A la lumière des concepts de Warburg, l’auteur se propose alors (chapitres III-V) d’interpréter la séquence du meurtre de Marion sous la douche à la lumière de la survivance de formules gestuelles affectives présentes dans les tableaux qui décorent le salon de Norman. Le choix des tableaux exposés dans le salon de Norman n’est pas innocent. La figure de Suzanne, la chaste, offerte malgré elle au regard de convoitise, côtoie Venus, figure maternelle idéalisée, Vénus-Mère (Mme Bates) mais qui contrairement à Marie autorise que se projette sur elle le fantasme érotique. Autour d’elles et de l’histoire de leur représentation se construit la figure de la féminité pour autant qu’elles cristallisent la tension au cœur de l’histoire de l’art entre la beauté (valeur esthétique) et le désir sexuel.

Ainsi l’iconographie donne à lire le projet central du film, cette «tension entre beauté et sexualité, pudeur et voyeurisme, fidélité et inconduite» dans laquelle est enfermé le personnage de Norman et qui règle la mise en scène du meurtre de Marion (voyeurisme du meurtrier, tentation du viol, gestuelle de la victime). Marion rejoue tout en la détournant la figure de Suzanne, et cela à trois niveaux :

1.     Tout d'abord par la gestuelle de défense contre l'agression violente dont elle est victime. Elle fait écho ici à une autre figure de femme morale à la destinée tragique, Lucrèce.

2.     Secondement par le lieu et l'action: le bain est associé au baptème. Pourtant, même si le motif de Suzanne s'est érotisé au fil de ses reprises, elle reste une figure mystique, un modèle de pureté sanctifié par la tradition judéo-chrétienne. Or Marion est par excellence impure, marquée par le désir interdit et le vol. Cependant elle est sur le chemin de la rédemption et la douche prend la forme d'un rite de purification.

3.     Enfin, et par voie de conséquence, par la portée morale et mystique du motif. La figure de Suzanne est en effet condamnation du péché de chair. Si le salut de Suzanne vient de la foi, la Suzanne moderne qu'est Marion, fille du pêché, est condamnée. « Son cri demeurera sans secours ni salut », simple détresse de la chairpour autant que « la grâce lui manque » (chapitre 11). Marion, une Suzanne moderne revisitée par le jansénisme du cinéaste ?

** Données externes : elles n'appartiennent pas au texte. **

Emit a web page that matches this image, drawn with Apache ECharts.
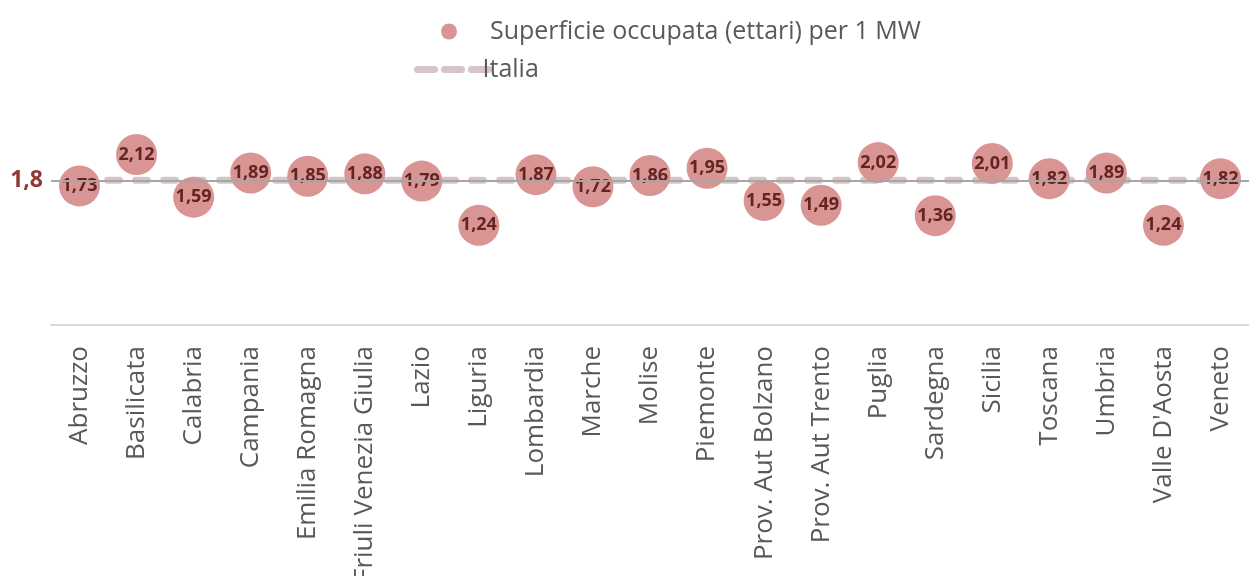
<!DOCTYPE html>
<html>
<head>
<meta charset="utf-8">
<script src="https://cdn.jsdelivr.net/npm/echarts@6/dist/echarts.min.js"></script>
<style>
  html, body { margin: 0; padding: 0; background: #fff; }
  #main { width: 1249px; height: 576px; }
</style>
</head>
<body>
<div id="main"></div>
<script>
// regioni e superficie occupata per 1 MW
const regions = ['Abruzzo', 'Basilicata', 'Calabria', 'Campania', 'Emilia Romagna',
  'Friuli Venezia Giulia', 'Lazio', 'Liguria', 'Lombardia', 'Marche', 'Molise',
  'Piemonte', 'Prov. Aut Bolzano', 'Prov. Aut Trento', 'Puglia', 'Sardegna',
  'Sicilia', 'Toscana', 'Umbria', "Valle D'Aosta", 'Veneto'];
const superficie = [1.73, 2.12, 1.59, 1.89, 1.85, 1.88, 1.79, 1.24, 1.87, 1.72, 1.86,
  1.95, 1.55, 1.49, 2.02, 1.36, 2.01, 1.82, 1.89, 1.24, 1.82];
const italiaValue = 1.8;
const italia = regions.map(() => italiaValue);

const fmt = (v) => v.toFixed(2).replace('.', ',');

let myChart = echarts.init(document.getElementById('main'));
myChart.setOption({
  animation: false,
  textStyle: { fontFamily: 'Open Sans' },
  legend: [
    {
      data: ['Superficie occupata (ettari) per 1 MW'],
      left: 436,
      top: 14,
      itemWidth: 72,
      itemHeight: 16,
      textStyle: { fontSize: 25, color: '#595959', fontFamily: 'Open Sans' },
    },
    {
      data: ['Italia'],
      left: 409,
      top: 52,
      itemWidth: 72,
      itemHeight: 16,
      itemStyle: { opacity: 0 },
      lineStyle: { color: '#D5C5C6', width: 7, type: [17, 10], cap: 'round' },
      textStyle: { fontSize: 25, color: '#595959', fontFamily: 'Open Sans', padding: [0, 0, 0, -12] },
    },
  ],
  grid: { left: 51, right: 0, top: 124, bottom: 251, outerBoundsMode: 'none', containLabel: false },
  xAxis: {
    type: 'category',
    data: regions,
    axisLine: { lineStyle: { color: '#D9D9D9', width: 2 } },
    axisTick: { show: false },
    axisLabel: {
      rotate: 90,
      interval: 0,
      margin: 21,
      fontSize: 26,
      color: '#595959',
      fontFamily: 'Open Sans',
    },
  },
  yAxis: {
    type: 'value',
    min: 0,
    max: 2.5,
    show: false,
  },
  series: [
    {
      name: 'Italia',
      type: 'line',
      data: italia,
      symbol: 'none',
      z: 1,
      lineStyle: { color: '#D5C5C6', width: 7, type: [12, 16], cap: 'round' },
      itemStyle: { color: '#D5C5C6' },
    },
    {
      name: 'Superficie occupata (ettari) per 1 MW',
      type: 'scatter',
      data: superficie,
      symbolSize: 41,
      z: 3,
      itemStyle: { color: '#D99594', opacity: 1 },
      label: {
        show: true,
        position: 'inside',
        formatter: (p) => fmt(p.value),
        color: '#632523',
        fontWeight: 'bold',
        fontSize: 18,
        fontFamily: 'Open Sans',
      },
      markLine: {
        silent: true,
        symbol: 'none',
        z: 6,
        lineStyle: { color: '#A6A6A6', width: 2, type: 'solid' },
        label: {
          show: true,
          position: 'start',
          distance: 8,
          formatter: fmt(italiaValue).replace(/0$/, ''),
          color: '#943634',
          fontWeight: 'bold',
          fontSize: 23,
          fontFamily: 'Open Sans',
        },
        data: [{ yAxis: italiaValue }],
      },
    },
  ],
});
</script>
</body>
</html>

Enfin, le thème de Suzanne réactualisé par le meurtre de Marion permet d'engager la réflexion sur le rapport du spectateur à l'image et plus précisément sur la nature du plaisir esthétique et son lien avec le plaisir sexuel(chapitres 6-8). La figure de la nudité violée n'a de sens que pour le regard qui la surprend. Le corps représenté n'est jamais qu'un corps fantasmé. Si le regard de Norman s'arrête sur le seuil du lieu privé et intime qu'est la salle de bain, le regard du spectateur le pénètre, porté par la pulsion scopique que prend en charge la caméra. Les figures de Diane, Daphné et Bethsabée sont ici évoquées pour autant que la représentation du nu ne peut éviter de jeter un trouble sur l'identification entre le modèle/actrice et la représentation/personnage.L'art élève-t-il l'esprit au-delà de la simple économie pulsionnelle (en tant qu'elle prend en charge la pulsion) ou ne sert-il que de caution culturelle au voyeurisme du spectateur, comme il sert d'alibi à Norman au cœur du musée imaginaire qu'est son salon? « Regarder n'est ici possible qu'à la condition d'avoir l'art pour alibi de sa pulsion » fait remarquer l'auteur en rappelant la fonction du tableau libertin dans la construction du désir en tant qu'il aiguise les sens.